As you can see in the logs it pick up that step and then it shows is back online but is not. when we start a new pipeline from the web client it does not work.
The only thing I havent try is to restart the EC2 instance the runner lives in but I guess that job is in a queue and it will keep coming back until we do some manual work?
regards
Hello @lassian , @Justin Thomas
Any update on this?
We have tried everything from destroying the container to destroying the EC2 instance and This step is still stuck there.
The only thing I haven't tried is to delete the runner from bitbucket and creating a new one.
please advise on this issue
Thanks
@Jorge Cotelo Sorry for the late reply. The state of the runner is broken on the Bitbucket side, you will have to delete the existing runner and create a new one.
@Justin Thomas Thank you for the reply. I deleted the runner and created the new one and everything is back.
There is still the Issue mentioned here:
https://community.atlassian.com/t5/Bitbucket-Pipelines-Runners/Runner-stop-responding-when-idle-for-too-long/qaq-p/1662478
Any update on that?
Regards
@Jorge Cotelo The hung bug was a tough one, it's fixed now. Sorry for the trouble.
Unfortunately bug is still around.
An error occurred whilst completing step.

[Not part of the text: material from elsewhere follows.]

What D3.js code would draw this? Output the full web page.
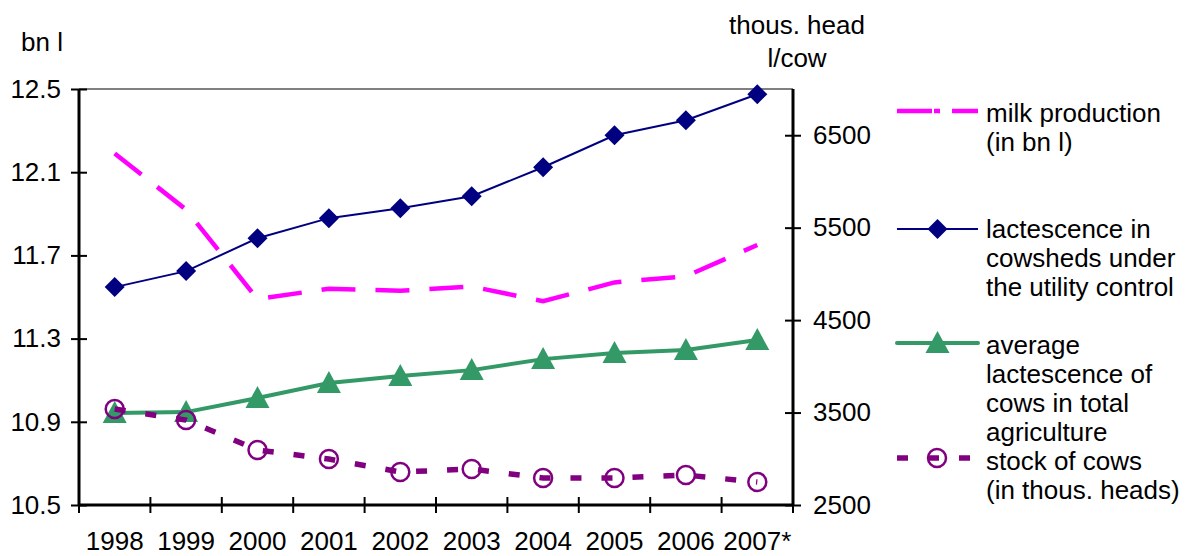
<!DOCTYPE html>
<html><head><meta charset="utf-8">
<script src="https://cdn.jsdelivr.net/npm/d3@7"></script>
<style>body{margin:0;background:#fff}svg{display:block;font-family:"Liberation Sans",Arial,sans-serif}</style>
</head><body><svg id="c" width="1190" height="556"></svg>
<script>
const categories = ["1998","1999","2000","2001","2002","2003","2004","2005","2006","2007*"];
const milkProduction = [12.19,11.92,11.49,11.54,11.53,11.55,11.48,11.57,11.60,11.75];
const lactescenceCowsheds = [4857,5030,5386,5603,5711,5840,6154,6500,6662,6943];
const avgLactescence = [3495,3505,3657,3819,3895,3959,4078,4143,4176,4284];
const cowStock = [3538,3419,3095,2997,2857,2889,2792,2792,2824,2749];
const leftTicks = [10.5,10.9,11.3,11.7,12.1,12.5];
const rightTicks = [2500,3500,4500,5500,6500];
const legendLabels = [
  ["milk production","(in bn l)"],
  ["lactescence in","cowsheds under","the utility control"],
  ["average","lactescence of","cows in total","agriculture"],
  ["stock of cows","(in thous. heads)"]
];

const svg = d3.select("#c");
const L = 79, R = 793, T = 89, B = 505;
const FS = 26;
const FF = "Liberation Sans, Arial, sans-serif";
const x = d3.scaleBand().domain(categories).range([L, R]);
const yL = d3.scaleLinear().domain([10.5, 12.5]).range([B, T]);
const yR = d3.scaleLinear().domain([2500, 7000]).range([B, T]);
const cx = c => x(c) + x.bandwidth() / 2;

// top border
svg.append("line").attr("x1", L).attr("x2", R).attr("y1", T).attr("y2", T)
  .attr("stroke", "#808080").attr("stroke-width", 2);

// left axis
const gl = svg.append("g").attr("transform", `translate(${L},0)`)
  .call(d3.axisLeft(yL).tickValues(leftTicks).tickFormat(d3.format(".1f")).tickSize(8).tickPadding(10));
gl.selectAll(".tick line").attr("x1", 8).attr("stroke", "#000").attr("stroke-width", 2);
gl.select(".domain").attr("d", `M0,${T}V${B}`).attr("stroke", "#000").attr("stroke-width", 3);
gl.selectAll("text").attr("font-size", FS).attr("fill", "#000").attr("font-family", FF);

// right axis
const gr = svg.append("g").attr("transform", `translate(${R},0)`)
  .call(d3.axisRight(yR).tickValues(rightTicks).tickFormat(d3.format("d")).tickSize(8).tickPadding(12));
gr.selectAll(".tick line").attr("x1", -8).attr("stroke", "#000").attr("stroke-width", 2);
gr.select(".domain").attr("d", `M0,${T}V${B}`).attr("stroke", "#000").attr("stroke-width", 3);
gr.selectAll("text").attr("font-size", FS).attr("fill", "#000").attr("font-family", FF);

// bottom axis
const gb = svg.append("g").attr("transform", `translate(0,${B})`)
  .call(d3.axisBottom(x).tickSize(0).tickPadding(27));
gb.select(".domain").attr("d", `M${L},0H${R}`).attr("stroke", "#000").attr("stroke-width", 3);
gb.selectAll("text").attr("font-size", FS).attr("fill", "#000").attr("font-family", FF);
const edges = categories.map(c => x(c)).concat([x.range()[1]]);
svg.append("g").selectAll("line").data(edges).join("line")
  .attr("x1", d => d).attr("x2", d => d).attr("y1", B - 8).attr("y2", B + 8)
  .attr("stroke", "#000").attr("stroke-width", 2);

// axis titles
svg.append("text").attr("x", 21).attr("y", 51).attr("font-size", FS).text("bn l");
svg.append("text").attr("x", 797).attr("y", 34).attr("font-size", FS).attr("text-anchor", "middle").text("thous. head");
svg.append("text").attr("x", 797).attr("y", 67).attr("font-size", FS).attr("text-anchor", "middle").text("l/cow");

const lineL = d3.line().x((d, i) => cx(categories[i])).y(d => yL(d));
const lineR = d3.line().x((d, i) => cx(categories[i])).y(d => yR(d));

const PINK = "#FF00FF", NAVY = "#000080", GREEN = "#339966", PURPLE = "#800080";

// milk production
svg.append("path").datum(milkProduction).attr("d", lineL).attr("fill", "none")
  .attr("stroke", PINK).attr("stroke-width", 4.5).attr("stroke-dasharray", "34,20");

// lactescence cowsheds
svg.append("path").datum(lactescenceCowsheds).attr("d", lineR).attr("fill", "none")
  .attr("stroke", NAVY).attr("stroke-width", 2);
const diamondPath = "M0,-10L10,0L0,10L-10,0Z";
svg.append("g").selectAll("path").data(lactescenceCowsheds).join("path")
  .attr("d", diamondPath).attr("transform", (d, i) => `translate(${cx(categories[i])},${yR(d)})`)
  .attr("fill", NAVY);

// average lactescence
svg.append("path").datum(avgLactescence).attr("d", lineR).attr("fill", "none")
  .attr("stroke", GREEN).attr("stroke-width", 4);
const triPath = "M0,-12L12,10L-12,10Z";
svg.append("g").selectAll("path").data(avgLactescence).join("path")
  .attr("d", triPath).attr("transform", (d, i) => `translate(${cx(categories[i])},${yR(d)})`)
  .attr("fill", GREEN);

// stock of cows
svg.append("path").datum(cowStock).attr("d", lineR).attr("fill", "none")
  .attr("stroke", PURPLE).attr("stroke-width", 5.5).attr("stroke-dasharray", "11,20");
svg.append("g").selectAll("circle").data(cowStock).join("circle")
  .attr("cx", (d, i) => cx(categories[i])).attr("cy", d => yR(d)).attr("r", 9)
  .attr("fill", "none").attr("stroke", PURPLE).attr("stroke-width", 2.5);

// legend
const lx1 = 897, lx2 = 978, tx = 986;
const legendY = [111, 229, 343, 458];
const lineTops = [113, 229, 345, 461];
const lg = svg.append("g");
lg.append("line").attr("x1", lx1).attr("x2", lx2).attr("y1", legendY[0]).attr("y2", legendY[0])
  .attr("stroke", PINK).attr("stroke-width", 4.5).attr("stroke-dasharray", "35,2,6,12");
lg.append("line").attr("x1", lx1).attr("x2", lx2).attr("y1", legendY[1]).attr("y2", legendY[1])
  .attr("stroke", NAVY).attr("stroke-width", 2);
lg.append("path").attr("d", diamondPath).attr("transform", `translate(${(lx1 + lx2) / 2},${legendY[1]})`).attr("fill", NAVY);
lg.append("line").attr("x1", lx1).attr("x2", lx2).attr("y1", legendY[2]).attr("y2", legendY[2])
  .attr("stroke", GREEN).attr("stroke-width", 4).attr("stroke-linecap", "round");
lg.append("path").attr("d", triPath).attr("transform", `translate(${(lx1 + lx2) / 2},${legendY[2]})`).attr("fill", GREEN);
lg.append("line").attr("x1", lx1).attr("x2", 970).attr("y1", legendY[3]).attr("y2", legendY[3])
  .attr("stroke", PURPLE).attr("stroke-width", 5.5).attr("stroke-dasharray", "11,20");
lg.append("circle").attr("cx", 937).attr("cy", legendY[3]).attr("r", 9)
  .attr("fill", "none").attr("stroke", PURPLE).attr("stroke-width", 2.5);

legendLabels.forEach((lines, k) => {
  lines.forEach((s, j) => {
    lg.append("text").attr("x", tx).attr("y", lineTops[k] + j * 29).attr("dy", "0.35em")
      .attr("font-size", FS).attr("fill", "#000").text(s);
  });
});
</script></body></html>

com.atlassian.pipelines.stargate.client.core.exceptions.StargateBadRequestException: Response Summary: HttpResponseSummary{httpStatusCode=400, httpStatusMessage=Bad Request, bodyAsString={"error":{"message":"Bad request","detail":"Attempt to complete an already completed step (existing status=STOPPED, new status=ERROR, existing error=null, new error=runner.step.execution-error)","data":{"key":"result-service.step.invalid-state","arguments":{}}}}}
Also got the same problem and I had to delete and recreate the runner in bitbucket settings.